Court Blocks Stop-Frisk Ruling, Removes ‘Biased’ Judge

NEW YORK (AP/Hamodia) —

A federal appeals court on Thursday blocked a judge’s order requiring changes to the New York Police Department’s stop-and-frisk program, and removed the judge from the case, agreeing with the Bloomberg administration that she had the appearance of partiality.

The 2nd U.S. Circuit Court of Appeals said the decisions of Judge Shira Scheindlin will be stayed pending the outcome of an appeal by the city.

The judge had ruled in August the city violated the Constitution in the way it carried out its program of stopping and questioning people.

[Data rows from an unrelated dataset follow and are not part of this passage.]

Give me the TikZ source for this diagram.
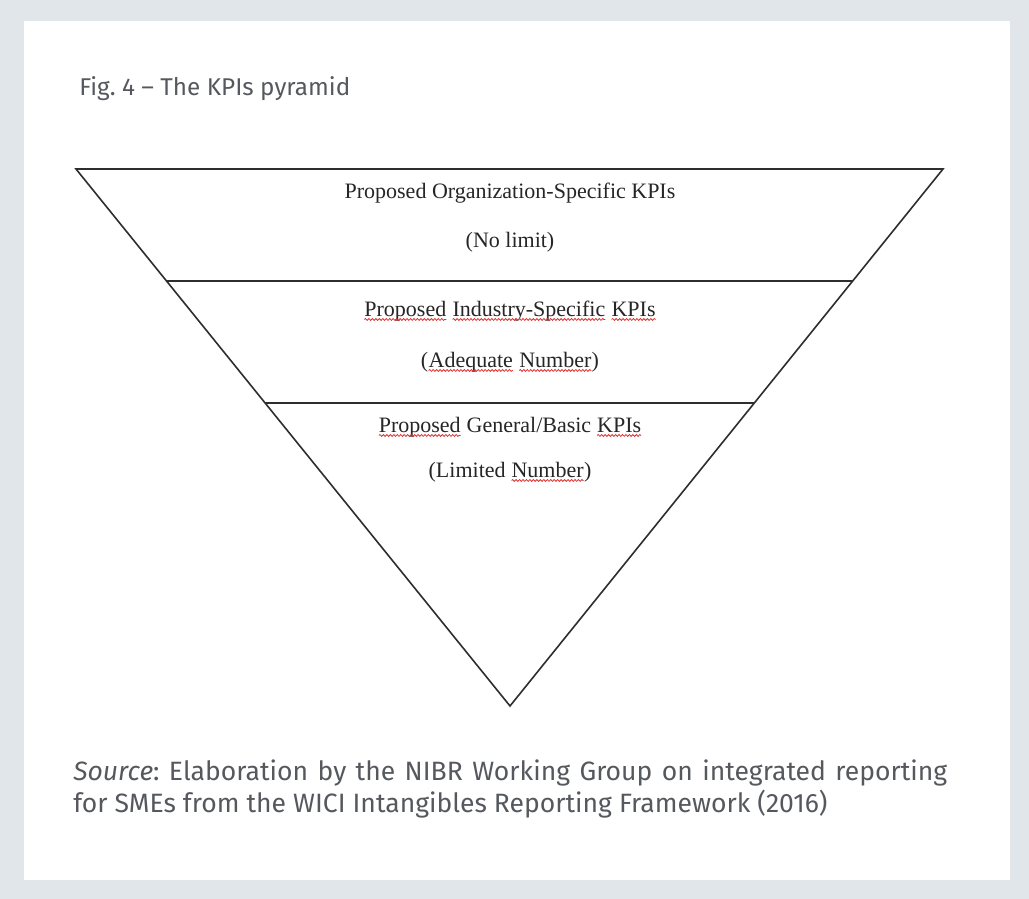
\documentclass[tikz,border=0pt]{standalone}
\usepackage{fontspec}
\setmainfont{Liberation Serif}
\newfontfamily\capfont[Ligatures=TeX]{Fira Sans}
\usetikzlibrary{decorations.pathmorphing,calc}
\definecolor{framegray}{HTML}{E1E6EA}
\definecolor{textgray}{HTML}{55595E}
\definecolor{squigred}{HTML}{E03030}
\definecolor{linegray}{HTML}{2E2E2E}
\newcommand\sqw[1]{\tikz[baseline=(sqwn.base),x=1pt,y=1pt]{\node[inner sep=0pt,outer sep=0pt](sqwn){#1};\draw[squigred,line width=0.6pt,decorate,decoration={snake,amplitude=0.7pt,segment length=2.6pt}]([yshift=-2.6pt]sqwn.base west)--([yshift=-2.6pt]sqwn.base east);}}
\tikzset{
  pyrline/.style={draw=linegray,line width=1.2pt,line join=miter},
  pyrtext/.style={anchor=base,inner sep=0pt,font=\fontsize{16.5}{19}\selectfont,text=black!85},
  captext/.style={anchor=base west,inner sep=0pt,font=\capfont\fontsize{19.9}{24}\selectfont,text=textgray}
}
\begin{document}
\frenchspacing
\begin{tikzpicture}[x=0.75pt,y=-0.75pt]
\fill[framegray] (0,0) rectangle (1029,899);
\fill[white] (24,21) rectangle (1010,880);
\useasboundingbox (0,0) rectangle (1029,899);
\node[captext,font=\capfont\fontsize{18.2}{20}\selectfont] (title) at (79,96) {Fig. 4 – The KPIs pyramid};
\coordinate (tl) at (76,169);
\coordinate (tr) at (943,169);
\coordinate (ap) at (510,706);
\draw[pyrline] (tl) -- (tr) -- (ap) -- cycle;
\coordinate (d1l) at ($(tl)!0.20857!(ap)$);
\coordinate (d1r) at ($(tr)!0.20857!(ap)$);
\coordinate (d2l) at ($(tl)!0.43575!(ap)$);
\coordinate (d2r) at ($(tr)!0.43575!(ap)$);
\draw[pyrline] (d1l) -- (d1r);
\draw[pyrline] (d2l) -- (d2r);
\node[pyrtext] (t1a) at (510,198) {Proposed Organization-Specific KPIs};
\node[pyrtext] (t1b) at (510,247) {(No limit)};
\node[pyrtext] (t2a) at (510,316) {\sqw{Proposed} \sqw{Industry-Specific} \sqw{KPIs}};
\node[pyrtext] (t2b) at (510,367) {(\sqw{Adequate} \sqw{Number})};
\node[pyrtext] (t3a) at (510,432) {\sqw{Proposed} General/Basic \sqw{KPIs}};
\node[pyrtext] (t3b) at (510,477) {(Limited \sqw{Number})};
\node[captext] (cap1) at (73,780) {\makebox[655.5pt][s]{\textit{Source}: Elaboration by the NIBR Working Group on integrated reporting}};
\node[captext] (cap2) at (73,812) {for SMEs from the WICI Intangibles Reporting Framework (2016)};
\end{tikzpicture}
\end{document}
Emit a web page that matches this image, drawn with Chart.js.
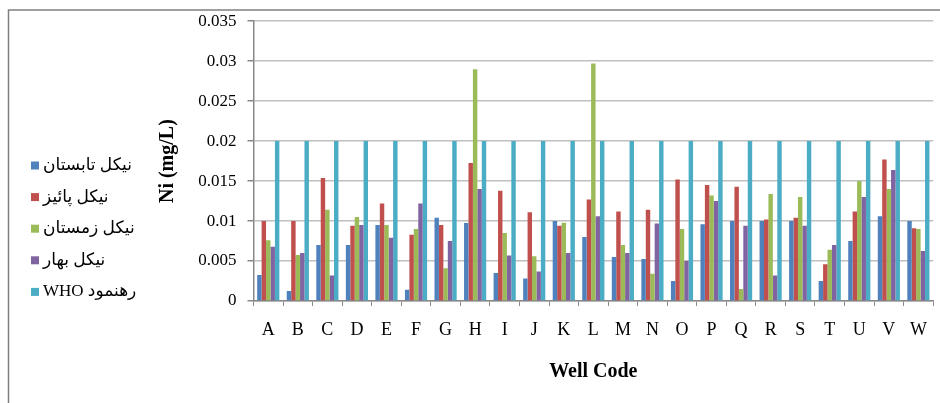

The city appealed her findings and her remedial orders, including a decision to assign a monitor to help the police department change its policy and training program associated with it.

The appeals court heard arguments Tuesday on the requested stay and said Wednesday that the judge needed to be removed from the case because she ran afoul of the code of conduct for U.S. judges.

They said that she compromised the need for a judge to avoid the appearance of partiality in part because of a series of media interviews and public statements in which she responded publicly to criticism of the court.

The judge had ruled that police officers violated the civil rights of tens of thousands of people by wrongly targeting black and Hispanic men with the stop-and-frisk program. She appointed an outside monitor to oversee major changes, including reforms in policies, training and supervision, and she ordered a pilot program to test cameras worn on the body in some precincts where most stops occur.

Democratic candidate Bill de Blasio, who is leading in polls, has sharply criticized and promised to reform the NYPD’s stop-and-frisk technique, saying it unfairly targets minorities. He said he was “extremely disappointed” in Thursday’s decision.

“We have to end the overuse of stop-and-frisk, and any delay only means a continued and unnecessary rift between our police and the people they protect,” he said in a statement.

However, Republican Joe Lhota praised the ruling in a statement beginning with the word, “Bravo!”

“As I have said all along, Judge Scheindlin’s biased conduct corrupted the case and her decision was not based on the facts,” he said. “…This was a critical first step toward uncuffing the NYPD, but we cannot stop here. The next mayor absolutely must continue this appeal.”

Stop-and-frisk has been around for decades in some form, but recorded stops under the administration of independent Mayor Michael Bloomberg increased dramatically in 2011 to an all-time high of 684,330, mostly black and Hispanic men. A lawsuit was filed in 2004 by four men, all minorities, and became a class-action case.

Supporters of the program say the changes would lower police morale but not crime, waste money, and fail to solve the broader problem of a police force under pressure after shrinking by thousands of officers during the last decade.

The reason so many members of minority groups were stopped was because police focused on high-crime areas, which happen to be minority neighborhoods.